The UK’s Supreme Court has sided with Google in a class action lawsuit where the search giant was accused of tracking iPhone users without their consent. The ruling will likely have a chilling effect on class action-style lawsuits against the data-mining industry.

Back in 2012, it was discovered that Google had been using a backdoor method that allowed it to install cookies on iPhones even after they were blocked in Safari’s settings. This prompted a British campaign group to start a representative action (the equivalent of a class action lawsuit) on behalf of no less than 5.4 million iPhone users in England and Wales, demanding cash compensation for all of them.

The lawsuit alleged that Google had breached the privacy of those iPhone users between June 2011 and February 2012, and the initiators wanted the company to compensate each one of them with as much as £500 ($676). In August 2012, the FTC fined Google to the tune of $22.5 million for the same wrongdoing, but the search giant won the Lloyd vs Google class action when it was first heard in court.

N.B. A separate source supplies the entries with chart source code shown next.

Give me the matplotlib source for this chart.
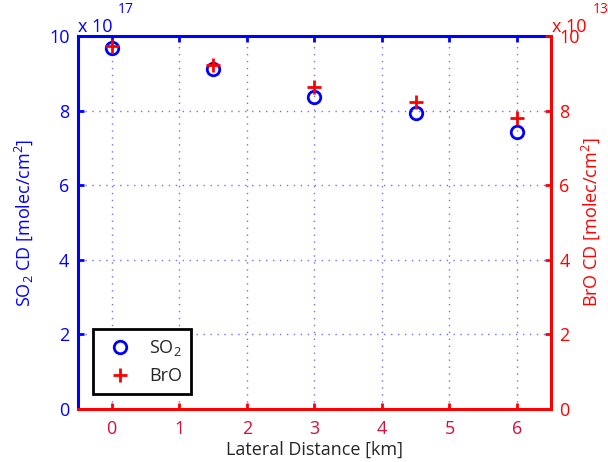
import numpy as np
import matplotlib
matplotlib.use("Agg")
import matplotlib.pyplot as plt
from matplotlib.ticker import FuncFormatter

# values
distance_km = [0, 1.5, 3, 4.5, 6]
so2_cd = np.array([9.69, 9.11, 8.37, 7.93, 7.43]) * 1e17   # molec/cm^2
bro_cd = np.array([9.74, 9.22, 8.62, 8.22, 7.81]) * 1e13   # molec/cm^2
x_ticks = [0, 1, 2, 3, 4, 5, 6]
y_ticks = [0, 2, 4, 6, 8, 10]

BLUE = "#0000ff"
RED = "#ff0000"
XLAB = "#d4103c"
TXT = "#262626"

plt.rcParams["font.family"] = ["Open Sans", "DejaVu Sans"]
plt.rcParams["mathtext.fontset"] = "custom"
plt.rcParams["mathtext.rm"] = "Open Sans"

fig = plt.figure(figsize=(6.08, 4.62), dpi=100)
ax1 = fig.add_subplot(111)
fig.subplots_adjust(left=0.128, right=0.906, top=0.922, bottom=0.115)
ax2 = ax1.twinx()

l1, = ax1.plot(distance_km, so2_cd, "o", mfc="none", mec=BLUE, mew=2,
               ms=9, label="SO$_2$")
l2, = ax2.plot(distance_km, bro_cd, "+", mec=RED, mew=2, ms=10, label="BrO")

ax1.set_xlim(-0.5, 6.5)
ax1.set_ylim(0, 10e17)
ax2.set_ylim(0, 10e13)
ax1.set_xticks(x_ticks)
ax1.set_yticks([v * 1e17 for v in y_ticks])
ax2.set_yticks([v * 1e13 for v in y_ticks])
ax1.yaxis.set_major_formatter(FuncFormatter(lambda v, p: "%g" % (v / 1e17)))
ax2.yaxis.set_major_formatter(FuncFormatter(lambda v, p: "%g" % (v / 1e13)))

ax1.grid(True, linestyle=(0, (1, 4)), color="#7070ff", linewidth=1)

# spines: blue for the SO2 axes, red for the BrO axes
for s in ["left", "top"]:
    ax1.spines[s].set_color(BLUE)
    ax1.spines[s].set_linewidth(2.2)
for s in ["right", "bottom"]:
    ax1.spines[s].set_visible(False)
for s in ["right", "bottom"]:
    ax2.spines[s].set_color(RED)
    ax2.spines[s].set_linewidth(2.2)
for s in ["left", "top"]:
    ax2.spines[s].set_visible(False)

ax1.tick_params(axis="y", direction="in", colors=BLUE, length=4, width=2,
                labelsize=13, pad=6)
ax1.tick_params(axis="x", direction="in", bottom=False, top=True,
                labelbottom=True, color=BLUE, labelcolor=XLAB, length=4,
                width=2, labelsize=13, pad=8)
ax2.xaxis.set_visible(True)
ax2.tick_params(axis="x", direction="in", bottom=True, top=False,
                labelbottom=False, color=RED, length=4, width=2)
ax2.tick_params(axis="y", direction="in", colors=RED, length=4, width=2,
                labelsize=13, pad=6)

ax1.set_xlabel("Lateral Distance [km]", color=TXT, fontsize=13, labelpad=2)
ax1.set_ylabel("SO$_2$ CD [molec/cm$^2$]", color=BLUE, fontsize=13,
               labelpad=10)
ax2.set_ylabel("BrO CD [molec/cm$^2$]", color=RED, fontsize=13, labelpad=0)

# exponent labels, MATLAB style
ax1.text(0.0, 1.0, "x 10", transform=ax1.transAxes, color=BLUE,
         fontsize=13, ha="left", va="bottom")
ax1.text(0.085, 1.052, "17", transform=ax1.transAxes, color=BLUE,
         fontsize=10, ha="left", va="bottom")
ax2.text(1.002, 1.0, "x 10", transform=ax2.transAxes, color=RED,
         fontsize=13, ha="left", va="bottom")
ax2.text(1.089, 1.052, "13", transform=ax2.transAxes, color=RED,
         fontsize=10, ha="left", va="bottom")

leg = ax2.legend([l1, l2], ["SO$_2$", "BrO"], loc="lower left",
                 bbox_to_anchor=(0.032, 0.04), borderaxespad=0, fontsize=13,
                 fancybox=False, edgecolor="black", framealpha=1,
                 handletextpad=0.6, borderpad=0.5, labelspacing=0.5)
leg.get_frame().set_linewidth(2)
for t in leg.get_texts():
    t.set_color(TXT)

fig.savefig("out.png", dpi=100)
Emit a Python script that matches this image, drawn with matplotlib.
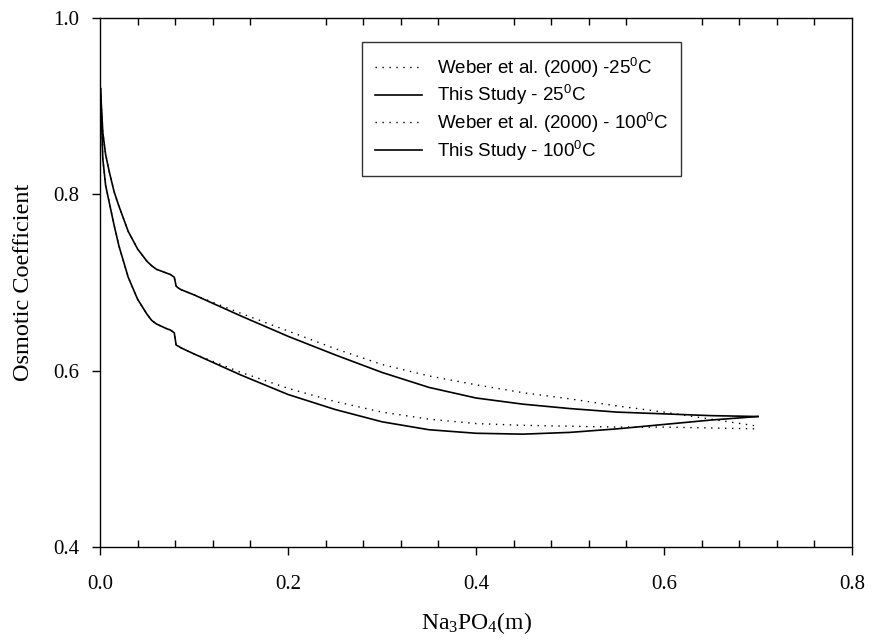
import numpy as np
import matplotlib
matplotlib.use("Agg")
from matplotlib import pyplot as plt
from matplotlib.ticker import MultipleLocator, FormatStrFormatter

plt.rcParams['mathtext.fontset'] = 'custom'
plt.rcParams['mathtext.rm'] = 'Liberation Serif'
plt.rcParams['mathtext.sf'] = 'Liberation Sans'

# molality values (m), shared low-concentration part
x_low = [0.0005, 0.003, 0.006, 0.01, 0.015, 0.02, 0.03, 0.04, 0.05, 0.055,
         0.06, 0.07, 0.075, 0.079, 0.081, 0.083, 0.086, 0.1]

# 25 C
y25_low = [0.920, 0.870, 0.845, 0.825, 0.803, 0.787, 0.758, 0.738, 0.724, 0.719,
           0.715, 0.711, 0.709, 0.706, 0.696, 0.694, 0.692, 0.686]
x_hi = [0.15, 0.2, 0.25, 0.3, 0.35, 0.4, 0.45, 0.5, 0.55, 0.6, 0.65, 0.7]
y25_study = [0.662, 0.639, 0.618, 0.598, 0.581, 0.569, 0.562, 0.557, 0.553, 0.551, 0.549, 0.548]
y25_weber = [0.665, 0.645, 0.625, 0.607, 0.594, 0.584, 0.575, 0.568, 0.560, 0.553, 0.545, 0.537]

# 100 C
y100_low = [0.920, 0.840, 0.810, 0.790, 0.765, 0.742, 0.706, 0.681, 0.664, 0.657,
            0.653, 0.648, 0.646, 0.643, 0.629, 0.628, 0.626, 0.619]
y100_study = [0.595, 0.573, 0.556, 0.542, 0.533, 0.529, 0.528, 0.530, 0.534, 0.539, 0.544, 0.548]
y100_weber = [0.598, 0.580, 0.565, 0.553, 0.545, 0.540, 0.538, 0.537, 0.536, 0.536, 0.535, 0.534]

labels = [r'Weber et al. (2000) -25$^{\mathsf{0}}$C',
          r'This Study - 25$^{\mathsf{0}}$C',
          r'Weber et al. (2000) - 100$^{\mathsf{0}}$C',
          r'This Study - 100$^{\mathsf{0}}$C']

x = np.array(x_low + x_hi)
w25 = np.array(y25_low + y25_weber)
s25 = np.array(y25_low + y25_study)
w100 = np.array(y100_low + y100_weber)
s100 = np.array(y100_low + y100_study)

fig = plt.figure(figsize=(8.72, 6.41), dpi=100)
ax = fig.add_axes([100 / 872, 94 / 641, 752 / 872, 529 / 641])

dots = dict(color='black', lw=1.0, linestyle=(0, (1, 4)))
solid = dict(color='black', lw=1.2)
ax.plot(x, w25, label=labels[0], **dots)
ax.plot(x, s25, label=labels[1], **solid)
ax.plot(x, w100, label=labels[2], **dots)
ax.plot(x, s100, label=labels[3], **solid)

ax.set_xlim(0, 0.8)
ax.set_ylim(0.4, 1.0)
ax.xaxis.set_major_locator(MultipleLocator(0.2))
ax.xaxis.set_minor_locator(MultipleLocator(0.04))
ax.yaxis.set_major_locator(MultipleLocator(0.2))
ax.xaxis.set_major_formatter(FormatStrFormatter('%.1f'))
ax.yaxis.set_major_formatter(FormatStrFormatter('%.1f'))

ax.tick_params(axis='x', which='major', direction='out', length=6, width=1,
               top=False, bottom=True, labelsize=15, pad=14)
ax.tick_params(axis='x', which='minor', direction='in', length=5, width=1,
               top=True, bottom=True)
ax.tick_params(axis='y', which='major', direction='out', length=6, width=1,
               right=False, labelsize=15, pad=9)
for lab in ax.get_xticklabels() + ax.get_yticklabels():
    lab.set_fontfamily('Liberation Serif')
for sp in ax.spines.values():
    sp.set_linewidth(1.0)

ax.set_xlabel(r'$\mathrm{Na_3PO_4(m)}$', fontsize=17, labelpad=12)
ax.set_ylabel('Osmotic Coefficient', fontsize=17.5, family='Liberation Serif', labelpad=14)

leg = ax.legend(loc='upper left', bbox_to_anchor=(0.348, 0.955), borderaxespad=0,
                prop={'family': 'Liberation Sans', 'size': 13.5}, fancybox=False,
                edgecolor='black', handlelength=2.5, labelspacing=0.15,
                borderpad=0.7, handletextpad=0.8)
leg.get_frame().set_linewidth(1.0)

fig.savefig('out.png', dpi=100)
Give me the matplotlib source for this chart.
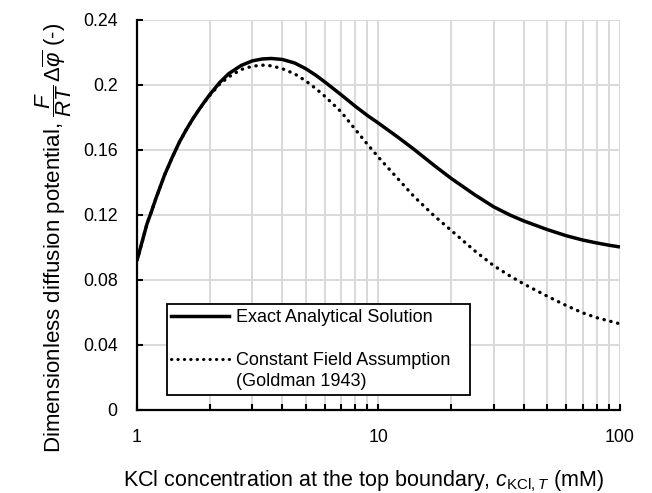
import matplotlib
matplotlib.use("Agg")
import matplotlib.pyplot as plt
from matplotlib.lines import Line2D
from matplotlib.ticker import FixedLocator, NullFormatter

plt.rcParams['font.family'] = ['Liberation Sans', 'DejaVu Sans']
plt.rcParams['mathtext.fontset'] = 'custom'
plt.rcParams['mathtext.rm'] = 'Liberation Sans'
plt.rcParams['mathtext.it'] = 'Liberation Sans:italic'
plt.rcParams['mathtext.bf'] = 'Liberation Sans:bold'

# ---- data ----
conc = [1, 1.05, 1.1, 1.15, 1.2, 1.3, 1.4, 1.5, 1.6, 1.7, 1.8, 1.9, 2,
        2.2, 2.4, 2.7, 3, 3.3, 3.6, 4, 4.5, 5, 5.5, 6, 7, 8, 9, 10,
        12, 14, 17, 20, 25, 30, 35, 40, 50, 60, 70, 80, 90, 100]
exact = [0.0920, 0.1035, 0.1145, 0.1225, 0.1305, 0.1445, 0.1555, 0.1650, 0.1725,
         0.1790, 0.1845, 0.1895, 0.1940,
         0.2015, 0.2070, 0.2120, 0.2148, 0.2160, 0.2163, 0.2157, 0.2135, 0.2100,
         0.2060, 0.2018, 0.1940, 0.1870, 0.1812, 0.1765,
         0.1680, 0.1605, 0.1505, 0.1425, 0.1325, 0.1250, 0.1200, 0.1163, 0.1110,
         0.1072, 0.1046, 0.1028, 0.1014, 0.1003]
goldman = [0.0920, 0.1035, 0.1145, 0.1225, 0.1305, 0.1445, 0.1555, 0.1650, 0.1725,
           0.1790, 0.1845, 0.1893, 0.1935,
           0.2005, 0.2050, 0.2095, 0.2115, 0.2122, 0.2118, 0.2100, 0.2068, 0.2025,
           0.1978, 0.1930, 0.1835, 0.1728, 0.1635, 0.1555,
           0.1425, 0.1315, 0.1195, 0.1105, 0.0980, 0.0888, 0.0825, 0.0775, 0.0700,
           0.0642, 0.0598, 0.0568, 0.0548, 0.0530]

y_ticks = [0, 0.04, 0.08, 0.12, 0.16, 0.2, 0.24]
y_tick_labels = ['0', '0.04', '0.08', '0.12', '0.16', '0.2', '0.24']
x_major = [1, 10, 100]
x_major_labels = ['1', '10', '100']
x_minor = [2, 3, 4, 5, 6, 7, 8, 9, 20, 30, 40, 50, 60, 70, 80, 90]

label_exact = 'Exact Analytical Solution'
label_goldman = 'Constant Field Assumption'
label_goldman2 = '(Goldman 1943)'

DOT = (0, (0.1, 2.0))
GRID = '#d9d9d9'

fig = plt.figure(figsize=(6.52, 4.93), dpi=100)
ax = fig.add_axes([0.2101, 0.1684, 0.7408, 0.7911])

ax.plot(conc, exact, color='black', lw=2.5, solid_capstyle='butt',
        solid_joinstyle='round', zorder=3)
ax.plot(conc, goldman, color='black', lw=2.4, linestyle=DOT,
        dash_capstyle='round', zorder=3)

ax.set_xscale('log')
ax.set_xlim(1, 100)
ax.set_ylim(0, 0.24)

ax.xaxis.set_major_locator(FixedLocator(x_major))
ax.set_xticklabels(x_major_labels)
ax.xaxis.set_minor_locator(FixedLocator(x_minor))
ax.xaxis.set_minor_formatter(NullFormatter())
ax.set_yticks(y_ticks)
ax.set_yticklabels(y_tick_labels)

ax.grid(True, which='both', axis='x', color=GRID, lw=1.4, zorder=0)
ax.grid(True, which='major', axis='y', color=GRID, lw=1.4, zorder=0)
ax.set_axisbelow(True)

for s in ['top', 'right']:
    ax.spines[s].set_visible(False)
for s in ['left', 'bottom']:
    ax.spines[s].set_linewidth(1.6)
    ax.spines[s].set_color('black')
    ax.spines[s].set_zorder(4)

ax.axhline(0.24, color=GRID, lw=1.4, zorder=0)
ax.axvline(100, color=GRID, lw=1.4, zorder=0)

ax.tick_params(axis='both', which='both', direction='in', length=4, width=1.5,
               color='black', labelsize=12.8, labelcolor='black')
ax.tick_params(axis='x', which='major', pad=14)
ax.tick_params(axis='y', which='major', pad=14)

ax.set_xlabel(r'KCl concentration at the top boundary, $c_{\mathrm{KCl},T}$ (mM)',
              fontsize=15.5)
ax.xaxis.set_label_coords(0.47, -0.149)
ax.set_ylabel(r'Dimensionless diffusion potential, $\dfrac{F}{RT}\,\Delta\overline{\varphi}$ (-)',
              fontsize=16)
ax.yaxis.set_label_coords(-0.130, 0.441)

handles = [Line2D([], [], color='black', lw=2.5),
           Line2D([], [], linestyle='none'),
           Line2D([], [], color='black', lw=2.2, linestyle=DOT, dash_capstyle='round'),
           Line2D([], [], linestyle='none')]
labels = [label_exact, ' ', label_goldman, label_goldman2]
leg = ax.legend(handles, labels, loc='lower left',
                bbox_to_anchor=(0.0615, 0.0385, 0.6275, 0.265), mode='expand',
                borderaxespad=0, fancybox=False, framealpha=1, edgecolor='black',
                fontsize=13, handlelength=3.2, handletextpad=0.4,
                labelspacing=0.25, borderpad=0.25)
leg.get_frame().set_linewidth(1.3)
leg.set_zorder(5)

fig.savefig('out.png', dpi=100)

That ruling was appealed, so the case was then referred to the Supreme Court, which has now declined to hear it since it’s “doomed to fail.” Judge George Leggatt explained that if the campaign group wanted to obtain compensation for iPhone owners, it would have to prove that Google “made some unlawful use of personal data” relating to those users, or otherwise show the damage they suffered as a result of Google’s actions.

In other words, the case has no basis without actual proof that iPhone users were harmed as a result of Google tracking them using embedded cookies without their consent. As for Google, it didn’t exactly deny the practice but the definitive ruling does mean it has effectively dodged a £2.7 billion bill for it.